Armored Lebanese army units in heavy rain rolled into the Christian and Druse hinterland Wednesday to dismantle sectarian strongholds carved out by militiamen during 16 years of civil war.
About 5,000 soldiers backed by tanks and armored personnel carriers rumbled out of the capital at 7 a.m.Half the force drove north on the coastal highway and turned east up the hills controlled by Christian militia leader Samir Geagea.
The rest advanced south toward the Chouf mountains to dismantle Druse warlord Walid Jumblatt's enclave.

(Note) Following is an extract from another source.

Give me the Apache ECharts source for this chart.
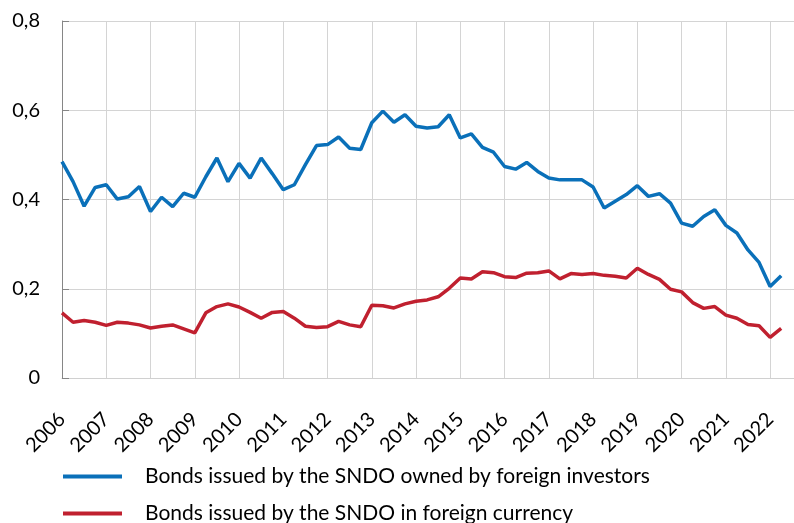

"It is a new dawn in Lebanon's history. Be ready to receive it," Geagea told his men in a statement broadcast by local radio stations.
A downpour slowed troops driving along the winding, slippery mountain roads. Along the coast, Christian and Druse militiamen abandoned sandbagged positions as the army steadily advanced.

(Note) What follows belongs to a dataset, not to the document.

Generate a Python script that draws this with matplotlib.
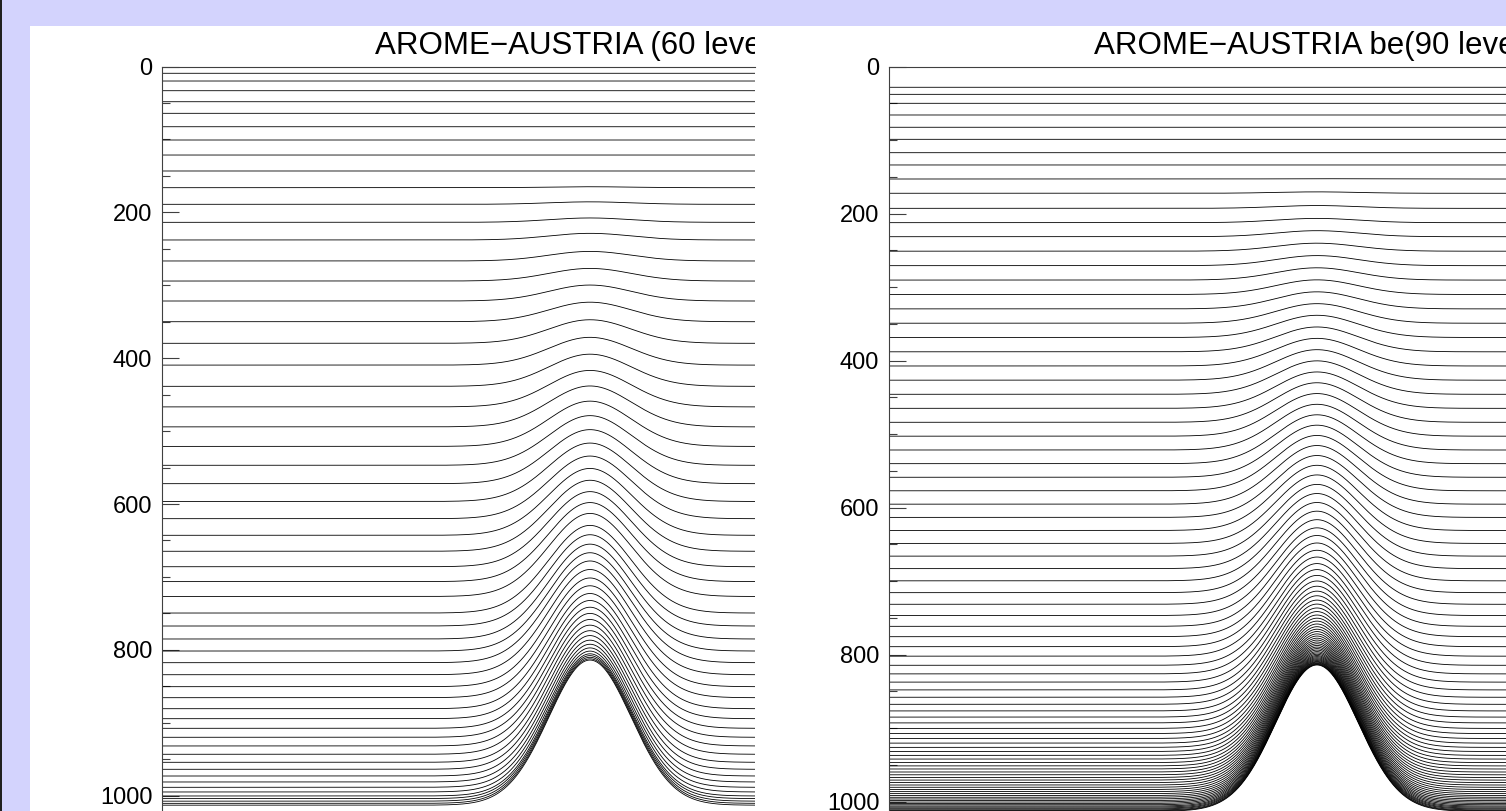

The soldiers are to establish positions on the main roads and fan out over the next few weeks into the provinces that had been controlled by Jumblatt's Progressive Socialist Party and the Christian Lebanese Forces.
A Lebanese army captain, speaking on condition of anonymity, said the militiamen were "gradually" turning over their weapons as the army deployed.
The deployment restores government authority to one-fourth of Lebanon, or 1,000 square miles.
The army purged Beirut and its immediate surroundings of militias in December when it implemented the first phase of an Arab League-sponsored peace accord.
Jumblatt and Geagea were the main fighting forces in the civil war, but they both agreed to the peace accord reached in Taif, Saudi Arabia, in October 1989.
Geagea's militia assembled around 300 military vehicles and 16 helicopters along the coastal highway in Halat, north of Beirut, in preparation for turning them over to the Lebanese army.
Scores of Soviet-made T-55 tanks, howitzers and multiple rocket launchers were assembled in the Chouf for collection by some of the 40,000 Syrian troops in Lebanon, who are helping Lebanon's army enforce the peace accord.